### What the task asks
Pictures excluded, return the lines below from the first through the line holding "marker=dict(color=col, line=dict(width=0))))".

═══ Source material ═══

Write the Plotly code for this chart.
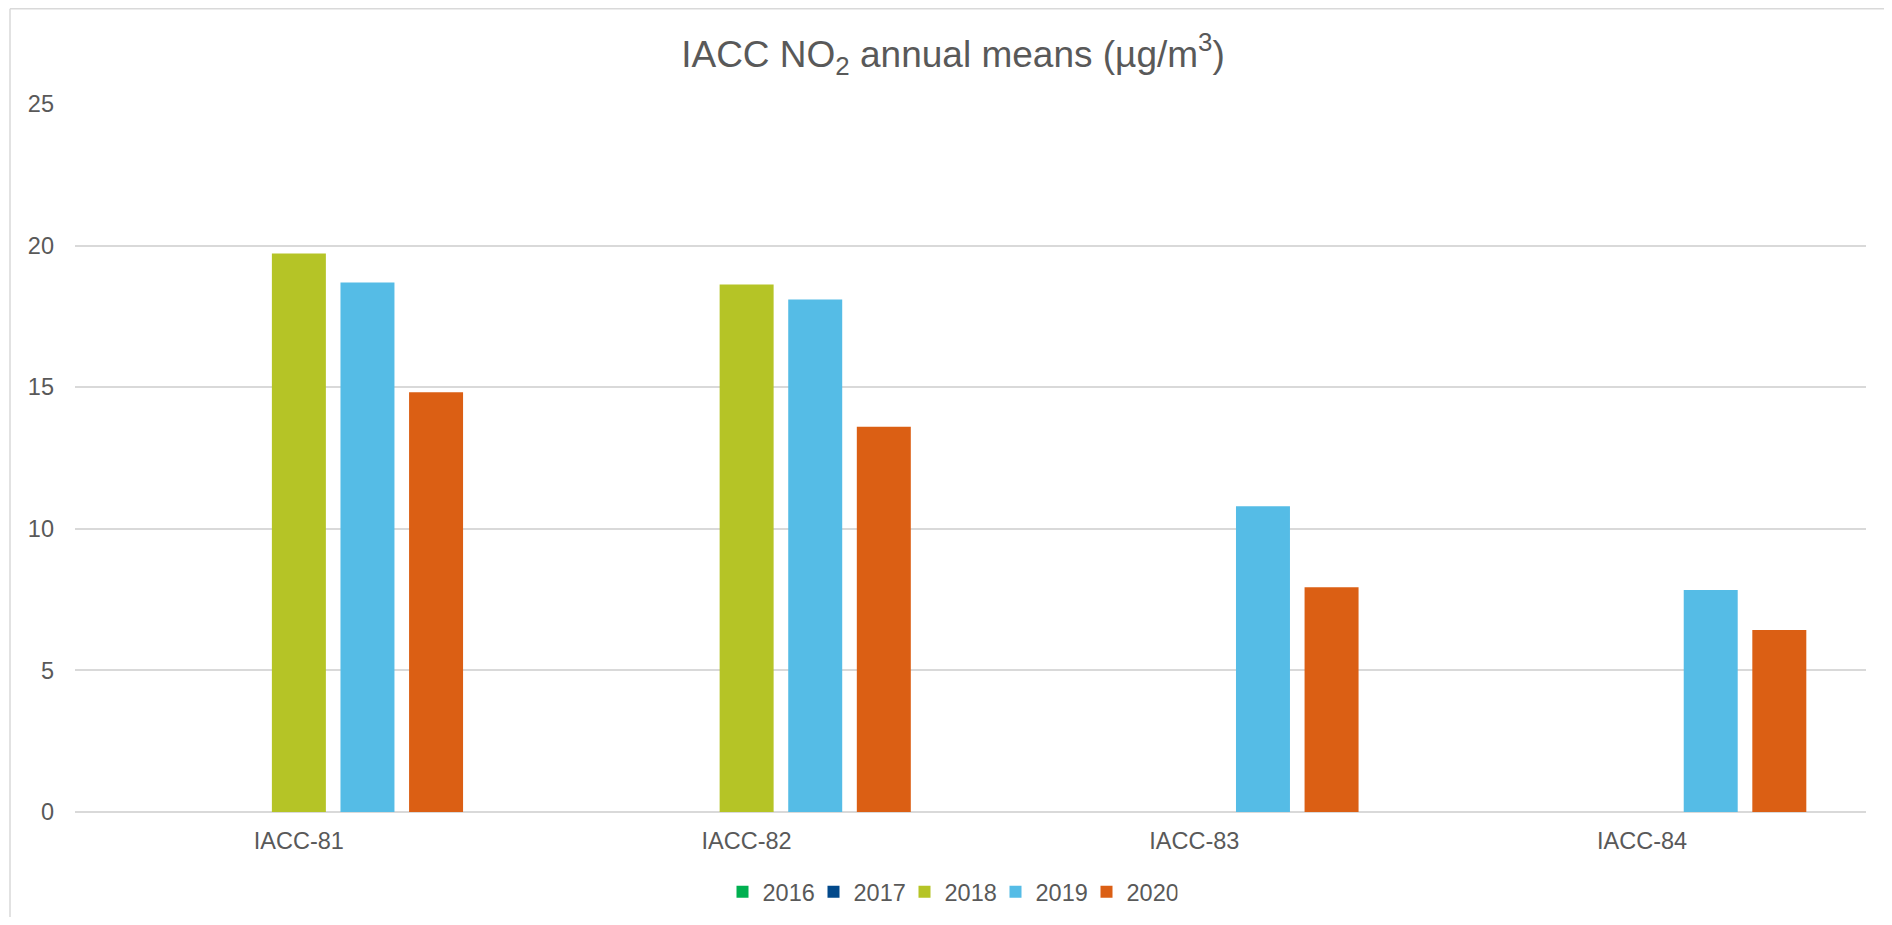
import plotly.graph_objects as go

categories = ["IACC-81", "IACC-82", "IACC-83", "IACC-84"]
years = ["2016", "2017", "2018", "2019", "2020"]
y2016 = [None, None, None, None]
y2017 = [None, None, None, None]
y2018 = [19.72, 18.63, None, None]
y2019 = [18.70, 18.10, 10.80, 7.84]
y2020 = [14.82, 13.60, 7.94, 6.43]
colors = ["#00B050", "#02498B", "#B5C426", "#55BCE6", "#DB5F14"]
yticks = [0, 5, 10, 15, 20, 25]

series = [y2016, y2017, y2018, y2019, y2020]

# page body has an 8px margin; figure coordinates = screen - 8
OFF = 8
W, H = 1892 - 2 * OFF, 925 - 2 * OFF
L, R, T, B = 75 - OFF, 1866 - OFF, 104 - OFF, 812 - OFF

fig = go.Figure()
for name, vals, col in zip(years, series, colors):
    fig.add_trace(go.Bar(x=categories, y=vals, name=name,
                         marker=dict(color=col, line=dict(width=0))))

font = "Liberation Sans, Arial, sans-serif"
grey = "#595959"
grid = "#D9D9D9"


def px2x(px):
    return (px - L) / (R - L)


def py2y(py):
    return (B - py) / (B - T)


fig.update_layout(
    width=W, height=H,
    margin=dict(l=L, r=W - R, t=T, b=H - B, autoexpand=False),
    paper_bgcolor="white", plot_bgcolor="white",
    font=dict(family=font, color=grey, size=23.5),
    title=dict(text="IACC NO<sub>2</sub> annual means (µg/m<sup>3</sup>)",
               x=(953 - OFF) / W, xanchor="center", xref="container",
               y=1 - (54 - OFF) / H, yanchor="middle", yref="container",
               font=dict(size=37, color=grey, family=font)),
    barmode="group", bargap=0.234, bargroupgap=0.213,
    showlegend=True,
    legend=dict(orientation="h", x=px2x(942), xanchor="center", y=py2y(884), yanchor="middle",
                font=dict(size=23.5, color=grey), traceorder="normal",
                entrywidth=46, itemwidth=30, bgcolor="rgba(0,0,0,0)"),
    xaxis=dict(showgrid=False, showline=False, ticks="", tickfont=dict(size=23.5, color=grey),
               zeroline=False, ticklabelstandoff=12),
    yaxis=dict(range=[0, 25], tickvals=yticks, showgrid=True, gridcolor=grid, gridwidth=1.5,
               zeroline=True, zerolinecolor=grid, zerolinewidth=1.5, showline=False,
               ticks="", tickfont=dict(size=23.5, color=grey), ticklabelstandoff=20),
    shapes=[
        dict(type="line", xref="paper", yref="paper", x0=px2x(2), x1=px2x(W), y0=py2y(0.75), y1=py2y(0.75),
             line=dict(color=grid, width=1.5)),
        dict(type="line", xref="paper", yref="paper", x0=px2x(2), x1=px2x(2), y0=py2y(0.75), y1=py2y(H),
             line=dict(color=grid, width=1.5)),
    ],
)

fig.write_html("out.html")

═══

### Problem solution
Write the Plotly code for this chart.
import plotly.graph_objects as go

categories = ["IACC-81", "IACC-82", "IACC-83", "IACC-84"]
years = ["2016", "2017", "2018", "2019", "2020"]
y2016 = [None, None, None, None]
y2017 = [None, None, None, None]
y2018 = [19.72, 18.63, None, None]
y2019 = [18.70, 18.10, 10.80, 7.84]
y2020 = [14.82, 13.60, 7.94, 6.43]
colors = ["#00B050", "#02498B", "#B5C426", "#55BCE6", "#DB5F14"]
yticks = [0, 5, 10, 15, 20, 25]

series = [y2016, y2017, y2018, y2019, y2020]

# page body has an 8px margin; figure coordinates = screen - 8
OFF = 8
W, H = 1892 - 2 * OFF, 925 - 2 * OFF
L, R, T, B = 75 - OFF, 1866 - OFF, 104 - OFF, 812 - OFF

fig = go.Figure()
for name, vals, col in zip(years, series, colors):
    fig.add_trace(go.Bar(x=categories, y=vals, name=name,
                         marker=dict(color=col, line=dict(width=0))))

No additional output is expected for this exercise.